Exercise materials>
§ §

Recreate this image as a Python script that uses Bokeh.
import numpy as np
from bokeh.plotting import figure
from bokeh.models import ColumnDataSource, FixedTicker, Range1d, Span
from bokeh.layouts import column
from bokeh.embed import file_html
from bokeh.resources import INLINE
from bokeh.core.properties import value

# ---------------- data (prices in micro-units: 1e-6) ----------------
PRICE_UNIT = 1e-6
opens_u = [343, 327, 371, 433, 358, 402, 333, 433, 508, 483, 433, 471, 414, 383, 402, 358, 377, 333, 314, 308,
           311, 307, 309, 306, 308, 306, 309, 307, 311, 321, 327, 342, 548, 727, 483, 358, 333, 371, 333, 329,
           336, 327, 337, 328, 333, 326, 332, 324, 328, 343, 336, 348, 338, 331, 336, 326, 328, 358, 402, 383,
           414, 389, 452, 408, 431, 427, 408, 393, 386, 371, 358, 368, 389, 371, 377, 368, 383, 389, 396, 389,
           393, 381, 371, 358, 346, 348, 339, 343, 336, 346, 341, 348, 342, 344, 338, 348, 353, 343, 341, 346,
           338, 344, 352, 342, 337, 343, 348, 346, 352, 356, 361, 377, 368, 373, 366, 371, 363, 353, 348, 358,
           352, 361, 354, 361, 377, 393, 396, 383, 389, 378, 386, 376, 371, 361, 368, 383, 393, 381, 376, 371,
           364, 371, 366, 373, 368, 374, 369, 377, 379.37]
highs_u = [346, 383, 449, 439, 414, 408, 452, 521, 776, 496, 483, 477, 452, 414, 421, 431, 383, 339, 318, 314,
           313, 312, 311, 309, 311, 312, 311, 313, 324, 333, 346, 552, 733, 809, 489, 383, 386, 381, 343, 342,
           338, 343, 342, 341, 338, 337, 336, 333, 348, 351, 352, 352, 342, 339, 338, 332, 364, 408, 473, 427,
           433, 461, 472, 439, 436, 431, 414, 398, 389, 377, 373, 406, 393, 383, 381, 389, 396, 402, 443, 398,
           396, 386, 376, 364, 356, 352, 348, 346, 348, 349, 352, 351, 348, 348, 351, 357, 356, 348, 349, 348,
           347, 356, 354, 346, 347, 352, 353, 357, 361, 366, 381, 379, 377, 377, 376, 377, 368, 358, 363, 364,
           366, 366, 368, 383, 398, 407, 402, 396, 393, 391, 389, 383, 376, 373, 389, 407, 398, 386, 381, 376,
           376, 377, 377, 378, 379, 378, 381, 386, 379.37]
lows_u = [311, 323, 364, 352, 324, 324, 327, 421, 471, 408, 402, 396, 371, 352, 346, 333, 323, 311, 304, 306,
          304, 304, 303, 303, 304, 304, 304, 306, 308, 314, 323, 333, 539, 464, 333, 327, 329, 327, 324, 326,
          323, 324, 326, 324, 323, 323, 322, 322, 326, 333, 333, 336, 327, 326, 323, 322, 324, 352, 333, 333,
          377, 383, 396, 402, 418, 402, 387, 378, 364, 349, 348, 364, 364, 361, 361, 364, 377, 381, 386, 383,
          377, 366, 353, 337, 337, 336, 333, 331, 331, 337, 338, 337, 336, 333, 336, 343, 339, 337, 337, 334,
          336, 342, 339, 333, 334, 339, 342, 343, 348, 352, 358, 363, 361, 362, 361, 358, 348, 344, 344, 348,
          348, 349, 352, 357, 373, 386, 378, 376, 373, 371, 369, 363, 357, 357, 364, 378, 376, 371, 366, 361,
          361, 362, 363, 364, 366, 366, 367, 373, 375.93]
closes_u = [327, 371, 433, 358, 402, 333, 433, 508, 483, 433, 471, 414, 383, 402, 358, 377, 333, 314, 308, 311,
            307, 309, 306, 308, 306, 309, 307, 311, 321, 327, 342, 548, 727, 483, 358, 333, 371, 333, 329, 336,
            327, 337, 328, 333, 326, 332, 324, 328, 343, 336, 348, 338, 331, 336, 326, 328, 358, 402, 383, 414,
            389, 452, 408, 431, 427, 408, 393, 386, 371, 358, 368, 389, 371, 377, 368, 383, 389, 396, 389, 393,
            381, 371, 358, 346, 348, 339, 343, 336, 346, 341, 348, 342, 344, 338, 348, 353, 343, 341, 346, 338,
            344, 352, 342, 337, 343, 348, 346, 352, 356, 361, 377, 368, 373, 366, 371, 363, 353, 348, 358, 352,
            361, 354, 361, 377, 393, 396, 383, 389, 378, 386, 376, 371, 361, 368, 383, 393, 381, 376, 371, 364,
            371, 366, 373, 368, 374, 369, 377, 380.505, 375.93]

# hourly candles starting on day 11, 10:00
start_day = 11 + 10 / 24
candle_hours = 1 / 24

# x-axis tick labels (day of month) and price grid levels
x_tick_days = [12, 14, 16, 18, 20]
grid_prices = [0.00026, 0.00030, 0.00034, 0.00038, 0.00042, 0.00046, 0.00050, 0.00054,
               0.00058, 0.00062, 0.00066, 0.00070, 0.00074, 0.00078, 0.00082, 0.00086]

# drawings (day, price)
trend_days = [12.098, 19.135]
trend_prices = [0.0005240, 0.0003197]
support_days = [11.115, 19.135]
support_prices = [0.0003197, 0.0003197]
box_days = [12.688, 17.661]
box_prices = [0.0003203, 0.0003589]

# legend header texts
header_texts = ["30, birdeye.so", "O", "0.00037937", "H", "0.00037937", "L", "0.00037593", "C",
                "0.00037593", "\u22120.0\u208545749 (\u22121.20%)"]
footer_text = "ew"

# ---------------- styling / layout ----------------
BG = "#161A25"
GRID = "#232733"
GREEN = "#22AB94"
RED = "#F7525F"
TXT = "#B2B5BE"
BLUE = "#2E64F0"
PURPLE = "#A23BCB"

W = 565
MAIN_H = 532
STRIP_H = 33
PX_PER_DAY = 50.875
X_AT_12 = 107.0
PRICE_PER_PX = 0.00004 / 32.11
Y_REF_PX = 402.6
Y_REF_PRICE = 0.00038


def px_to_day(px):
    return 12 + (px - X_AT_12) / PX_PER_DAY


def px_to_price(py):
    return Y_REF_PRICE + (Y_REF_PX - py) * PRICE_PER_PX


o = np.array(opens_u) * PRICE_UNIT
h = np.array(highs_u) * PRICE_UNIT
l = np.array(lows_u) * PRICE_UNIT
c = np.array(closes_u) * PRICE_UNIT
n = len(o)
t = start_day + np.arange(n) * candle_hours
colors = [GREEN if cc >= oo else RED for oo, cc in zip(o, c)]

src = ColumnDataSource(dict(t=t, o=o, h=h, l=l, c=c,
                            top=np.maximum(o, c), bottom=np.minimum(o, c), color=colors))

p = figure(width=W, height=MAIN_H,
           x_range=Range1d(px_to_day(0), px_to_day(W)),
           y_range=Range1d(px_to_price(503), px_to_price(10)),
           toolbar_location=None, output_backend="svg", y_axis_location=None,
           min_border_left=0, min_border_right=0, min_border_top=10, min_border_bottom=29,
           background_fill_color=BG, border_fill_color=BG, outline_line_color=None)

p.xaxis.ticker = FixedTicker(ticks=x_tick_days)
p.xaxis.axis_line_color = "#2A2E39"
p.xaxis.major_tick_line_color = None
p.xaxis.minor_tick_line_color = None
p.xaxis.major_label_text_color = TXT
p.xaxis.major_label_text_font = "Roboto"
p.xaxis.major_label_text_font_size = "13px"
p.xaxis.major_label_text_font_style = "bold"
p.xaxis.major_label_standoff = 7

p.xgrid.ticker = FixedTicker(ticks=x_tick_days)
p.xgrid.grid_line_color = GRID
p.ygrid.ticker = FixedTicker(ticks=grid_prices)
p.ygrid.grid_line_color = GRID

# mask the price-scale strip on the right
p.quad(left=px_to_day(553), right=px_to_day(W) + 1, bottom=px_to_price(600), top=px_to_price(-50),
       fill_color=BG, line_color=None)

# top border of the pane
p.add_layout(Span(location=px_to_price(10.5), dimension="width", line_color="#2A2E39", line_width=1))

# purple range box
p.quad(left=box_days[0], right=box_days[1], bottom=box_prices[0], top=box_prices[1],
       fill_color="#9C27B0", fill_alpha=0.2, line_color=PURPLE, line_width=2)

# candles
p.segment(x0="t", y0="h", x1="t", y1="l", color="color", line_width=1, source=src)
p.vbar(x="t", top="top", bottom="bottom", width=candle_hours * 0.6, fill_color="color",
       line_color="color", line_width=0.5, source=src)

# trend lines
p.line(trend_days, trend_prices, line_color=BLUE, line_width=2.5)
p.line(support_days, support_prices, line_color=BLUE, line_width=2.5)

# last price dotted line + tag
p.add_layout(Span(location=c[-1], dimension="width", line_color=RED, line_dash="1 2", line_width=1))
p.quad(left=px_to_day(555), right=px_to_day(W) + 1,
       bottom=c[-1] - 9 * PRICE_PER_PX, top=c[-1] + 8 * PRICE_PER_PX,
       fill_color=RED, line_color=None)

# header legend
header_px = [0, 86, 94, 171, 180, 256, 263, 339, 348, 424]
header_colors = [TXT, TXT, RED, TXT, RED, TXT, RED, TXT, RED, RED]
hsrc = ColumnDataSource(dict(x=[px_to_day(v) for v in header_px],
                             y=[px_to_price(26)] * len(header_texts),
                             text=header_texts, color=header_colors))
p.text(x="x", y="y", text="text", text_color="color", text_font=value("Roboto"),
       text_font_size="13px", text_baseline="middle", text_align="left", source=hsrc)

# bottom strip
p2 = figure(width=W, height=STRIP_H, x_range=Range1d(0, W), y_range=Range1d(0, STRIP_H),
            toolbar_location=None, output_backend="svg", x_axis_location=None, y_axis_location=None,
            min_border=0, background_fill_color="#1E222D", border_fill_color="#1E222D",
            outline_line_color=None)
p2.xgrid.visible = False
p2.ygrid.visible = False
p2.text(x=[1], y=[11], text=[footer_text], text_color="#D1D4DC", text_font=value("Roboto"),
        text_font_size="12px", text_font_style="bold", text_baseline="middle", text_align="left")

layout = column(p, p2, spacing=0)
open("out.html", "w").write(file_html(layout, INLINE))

§ §

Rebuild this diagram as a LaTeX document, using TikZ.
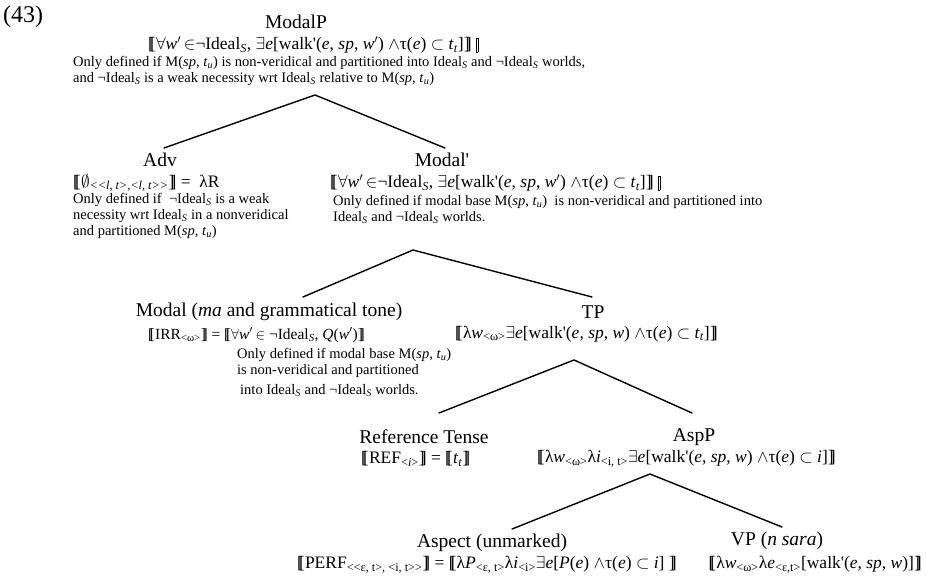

§ §

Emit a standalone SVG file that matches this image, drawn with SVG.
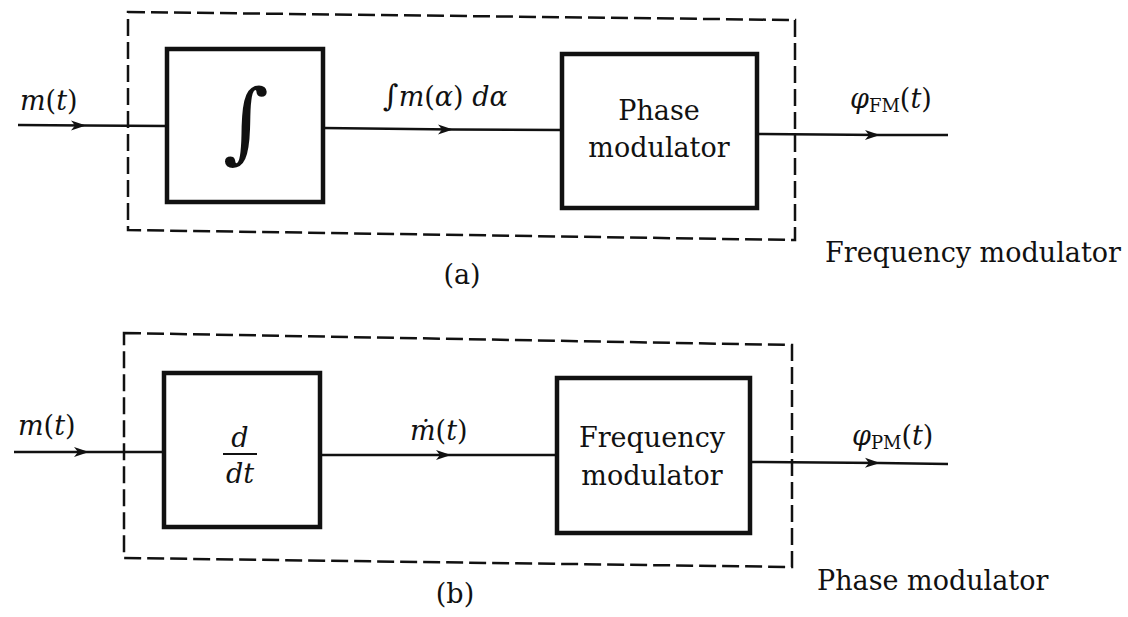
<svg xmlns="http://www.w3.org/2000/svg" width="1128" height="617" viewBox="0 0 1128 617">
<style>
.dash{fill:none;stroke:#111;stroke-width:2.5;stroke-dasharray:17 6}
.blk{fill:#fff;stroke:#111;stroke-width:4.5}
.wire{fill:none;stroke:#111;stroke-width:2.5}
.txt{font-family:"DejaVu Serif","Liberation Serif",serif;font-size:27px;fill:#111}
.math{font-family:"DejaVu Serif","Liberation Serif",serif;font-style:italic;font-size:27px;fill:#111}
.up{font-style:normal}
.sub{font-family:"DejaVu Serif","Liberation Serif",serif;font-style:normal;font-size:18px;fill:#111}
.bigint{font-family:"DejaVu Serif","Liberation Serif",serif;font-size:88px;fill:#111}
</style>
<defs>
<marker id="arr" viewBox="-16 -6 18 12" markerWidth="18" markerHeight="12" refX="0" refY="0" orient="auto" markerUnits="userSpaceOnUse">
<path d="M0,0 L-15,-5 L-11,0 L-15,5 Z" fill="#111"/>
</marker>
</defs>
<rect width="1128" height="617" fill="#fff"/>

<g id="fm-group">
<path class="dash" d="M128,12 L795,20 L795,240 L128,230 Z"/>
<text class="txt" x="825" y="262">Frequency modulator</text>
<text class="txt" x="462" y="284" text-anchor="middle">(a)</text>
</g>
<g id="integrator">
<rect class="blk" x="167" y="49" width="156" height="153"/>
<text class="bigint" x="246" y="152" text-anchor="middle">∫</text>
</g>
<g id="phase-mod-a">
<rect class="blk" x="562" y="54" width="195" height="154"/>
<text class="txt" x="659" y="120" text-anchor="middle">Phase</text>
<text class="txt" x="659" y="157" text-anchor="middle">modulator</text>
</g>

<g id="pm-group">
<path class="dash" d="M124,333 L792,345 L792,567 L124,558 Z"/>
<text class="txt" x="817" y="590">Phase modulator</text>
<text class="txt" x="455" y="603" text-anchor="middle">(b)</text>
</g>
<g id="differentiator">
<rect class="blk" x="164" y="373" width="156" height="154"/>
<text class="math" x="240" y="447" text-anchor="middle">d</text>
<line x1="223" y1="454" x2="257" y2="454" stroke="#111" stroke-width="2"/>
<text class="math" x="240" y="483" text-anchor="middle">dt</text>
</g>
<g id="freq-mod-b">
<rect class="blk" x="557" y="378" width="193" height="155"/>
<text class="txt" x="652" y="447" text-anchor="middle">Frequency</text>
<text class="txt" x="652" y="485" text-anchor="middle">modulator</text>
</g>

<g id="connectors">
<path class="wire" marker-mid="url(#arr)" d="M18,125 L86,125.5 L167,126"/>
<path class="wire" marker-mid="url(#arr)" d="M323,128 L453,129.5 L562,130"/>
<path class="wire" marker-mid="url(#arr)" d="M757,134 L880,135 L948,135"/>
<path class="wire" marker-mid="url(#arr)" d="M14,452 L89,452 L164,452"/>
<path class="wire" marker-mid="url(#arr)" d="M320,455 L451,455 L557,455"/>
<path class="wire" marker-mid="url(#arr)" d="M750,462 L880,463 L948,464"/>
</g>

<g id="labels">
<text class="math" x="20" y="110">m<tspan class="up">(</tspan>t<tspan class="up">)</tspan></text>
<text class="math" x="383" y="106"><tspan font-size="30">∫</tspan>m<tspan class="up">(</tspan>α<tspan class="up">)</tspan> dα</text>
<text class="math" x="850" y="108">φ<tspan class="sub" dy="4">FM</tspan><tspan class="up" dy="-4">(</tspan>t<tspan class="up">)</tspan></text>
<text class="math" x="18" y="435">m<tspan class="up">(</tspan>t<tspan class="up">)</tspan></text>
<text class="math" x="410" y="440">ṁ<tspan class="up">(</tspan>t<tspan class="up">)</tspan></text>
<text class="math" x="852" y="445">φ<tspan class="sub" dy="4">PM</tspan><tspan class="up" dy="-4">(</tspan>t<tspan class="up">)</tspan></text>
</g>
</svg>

§ §

Exercise directions> Within the data above, pick out all lines holding the word "that".

Answer for the task>
Recreate this image as a Python script that uses Bokeh.
Emit a standalone SVG file that matches this image, drawn with SVG.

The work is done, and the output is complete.